The volumetric expansion index of steel is
$$ \text{ $9*10^{-6}$ - per 1°C – for regular steels; $16*10^{− 6} $ per 1°C – for low-alloyed steels.}$$ Let the length and radius of the steel rod be
- $L$ = length
- $R$ = radius
The volume of the rod will try to increase by the amount of $$\Delta V=9*10^{-6}*200=0.0002$$ Because the rod can expand only axially the length $L$ has to increase.
$$L_\text{final}=L_\text{initial}*1.0002$$ And it will undergo compressive lateral stress proportional to strain it would experience if free to expand radially!
In reality the rod will expand the cylinder proprtional to their bulk modulus of elasticty. The bar will elongate a bit less and will expand laterally a bit.
If we close the top of the hole immediately after inserting the rod, and assuming a rigid confined hole, the rod will undergo complex 3d stresses related to its bulk modulus of elasticity, which for steel is 156-165 GPa.

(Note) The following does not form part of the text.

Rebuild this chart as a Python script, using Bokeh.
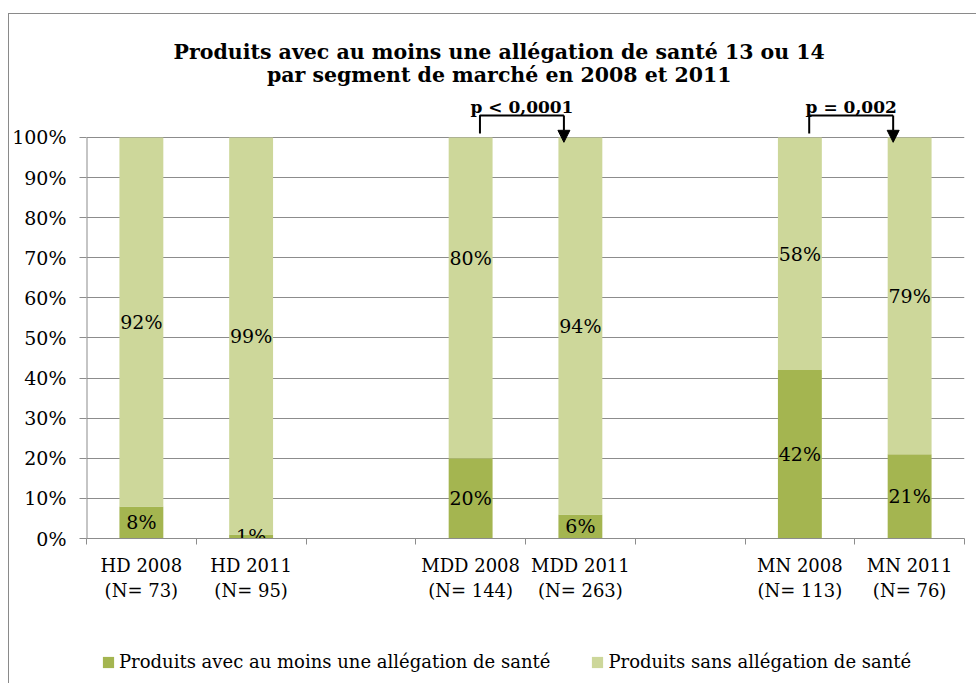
from bokeh.plotting import figure
from bokeh.layouts import column
from bokeh.models import (Range1d, FixedTicker, NumeralTickFormatter, Label, Legend,
                          LegendItem, ColumnDataSource, Arrow, NormalHead)
from bokeh.core.properties import value
from bokeh.embed import file_html
from bokeh.resources import INLINE

# ---------------- data ----------------
title_lines = ["Produits avec au moins une allégation de santé 13 ou 14",
               "par segment de marché en 2008 et 2011"]
groups = ["HD", "MDD", "MN"]
years = ["2008", "2011"]
sample_sizes = [73, 95, 144, 263, 113, 76]
with_claim = [8, 1, 20, 6, 42, 21]          # % produits avec au moins une allégation
without_claim = [92, 99, 80, 94, 58, 79]    # % produits sans allégation
series_names = ["Produits avec au moins une allégation de santé",
                "Produits sans allégation de santé"]
y_ticks = [0, 10, 20, 30, 40, 50, 60, 70, 80, 90, 100]
comparisons = [("MDD 2008", "MDD 2011", "p < 0,0001"),
               ("MN 2008", "MN 2011", "p = 0,002")]

# ---------------- styling ----------------
DARK = "#A4B550"
LIGHT = "#CDD79A"
GRID = "#8C8C8C"
SERIF = "DejaVu Serif"

categories = [f"{g} {y}" for g in groups for y in years]
n_slots = len(groups) * (len(years) + 1) - 1
slots = [gi * (len(years) + 1) + yi for gi in range(len(groups)) for yi in range(len(years))]
xc = [s + 0.5 for s in slots]
cat_x = dict(zip(categories, xc))

low = [v / 100 for v in with_claim]
high = [(a + b) / 100 for a, b in zip(with_claim, without_claim)]

p = figure(width=967, height=616, x_range=Range1d(0, n_slots), y_range=Range1d(0, 1.2668),
           output_backend="svg", toolbar_location=None, title=None,
           min_border_left=76, min_border_right=12, min_border_top=16, min_border_bottom=92)
p.outline_line_color = None
p.background_fill_color = "white"
p.border_fill_color = "white"
p.xgrid.grid_line_color = None
p.ygrid.grid_line_color = GRID
p.ygrid.grid_line_width = 1

src = ColumnDataSource(dict(x=xc, low=low, high=high))
p.vbar(x="x", width=0.4, bottom=0, top="low", source=src, fill_color=DARK, line_color=None)
p.vbar(x="x", width=0.4, bottom="low", top="high", source=src, fill_color=LIGHT, line_color=None)

# y axis line from 0% to 100% only
p.segment(x0=[0], y0=[0], x1=[0], y1=[y_ticks[-1] / 100], line_color=GRID, line_width=2)

# value labels (centre of each segment; one label nudged as in the original)
nudge = {("MDD 2008", "light"): 0.10}
lx, ly, lt = [], [], []
for c, x, a, b in zip(categories, xc, with_claim, without_claim):
    lx.append(x); ly.append(a / 200); lt.append(f"{a}%")
    lx.append(x); ly.append(a / 100 + b / 200 + nudge.get((c, "light"), 0)); lt.append(f"{b}%")
p.text(x="x", y="y", text="t", source=ColumnDataSource(dict(x=lx, y=ly, t=lt)),
       text_align="center", text_baseline="middle", text_font=value(SERIF),
       text_font_size="19px", text_color="black")

# axes
xax = p.xaxis[0]
xax.ticker = FixedTicker(ticks=xc, minor_ticks=list(range(n_slots + 1)))
xax.major_label_overrides = {x: f"{c}\n(N= {n})" for x, c, n in zip(xc, categories, sample_sizes)}
xax.major_tick_out = 0
xax.major_tick_in = 0
xax.minor_tick_out = 6
xax.minor_tick_in = 0
xax.minor_tick_line_color = GRID
xax.axis_line_color = GRID
xax.major_label_text_font = SERIF
xax.major_label_text_font_size = "18px"
xax.major_label_text_color = "black"
xax.major_label_standoff = 10

yax = p.yaxis[0]
yax.ticker = FixedTicker(ticks=[t / 100 for t in y_ticks])
yax.formatter = NumeralTickFormatter(format="0%")
yax.axis_line_color = None
yax.major_tick_out = 7
yax.major_tick_in = 0
yax.major_tick_line_color = GRID
yax.minor_tick_line_color = None
yax.major_label_text_font = SERIF
yax.major_label_text_font_size = "19px"
yax.major_label_text_color = "black"
yax.major_label_standoff = 13

# significance brackets
for a, b, txt in comparisons:
    x0 = cat_x[a] + 0.085
    x1 = cat_x[b] - 0.15
    p.line([x0, x0, x1], [1.01, 1.055, 1.055], line_color="black", line_width=2)
    p.add_layout(Arrow(x_start=x1, y_start=1.055, x_end=x1, y_end=0.988, line_width=2,
                       line_color="black",
                       end=NormalHead(size=12, fill_color="black", line_color="black")))
    p.add_layout(Label(x=(x0 + x1) / 2, y=1.077, text=txt, text_align="center",
                       text_baseline="alphabetic", text_font=SERIF, text_font_size="17px",
                       text_font_style="bold", text_color="black"))

# title
for txt, yy in zip(title_lines, [1.214, 1.155]):
    p.add_layout(Label(x=3.76, y=yy, text=txt, text_align="center", text_baseline="alphabetic",
                       text_font=SERIF, text_font_size="20.5px", text_font_style="bold",
                       text_color="black"))

# legend strip below the chart (frame aligned with the chart's frame)
pl = figure(width=967, height=53, x_range=Range1d(0, 1), y_range=Range1d(0, 1),
            output_backend="svg", toolbar_location=None, title=None, min_border=0)
pl.outline_line_color = None
pl.axis.visible = False
pl.grid.visible = False
# zero-height proxies carrying the series styles for the legend
proxy = ColumnDataSource(dict(x=[0.5], z=[0.0]))
k_dark = pl.vbar(x="x", top="z", bottom="z", width=0.1, source=proxy,
                 fill_color=DARK, line_color=None)
k_light = pl.vbar(x="x", top="z", bottom="z", width=0.1, source=proxy,
                  fill_color=LIGHT, line_color=None)
legend = Legend(items=[LegendItem(label=series_names[0], renderers=[k_dark]),
                       LegendItem(label=series_names[1], renderers=[k_light])],
                orientation="horizontal", location=(15, 11), glyph_width=14, glyph_height=14,
                label_standoff=4, spacing=40, padding=0, margin=0, border_line_color=None,
                background_fill_alpha=0, label_text_font=SERIF, label_text_font_size="18px",
                label_text_color="black", label_height=14)
pl.add_layout(legend)

layout = column(p, pl, spacing=0,
                styles={"border-left": "1px solid #8a8a8a", "border-top": "1px solid #8a8a8a",
                        "margin-top": "13px", "margin-left": "8px"})

open("out.html", "w").write(file_html(layout, INLINE))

Every material can stretch or compress, even steel. The equations used to predict how tightly the rod would be squeezed in the hole are the same equations that would apply if the hulk stuck his fingers in the hole, stretched it out like a rubber band and placed it around the rod. Or, more realistically, if there was a taper and you hammered the rod in.
All of these scenarios are called interference fits, since if the steel were to relax into it's natrual shape, the parts would interfere with each other.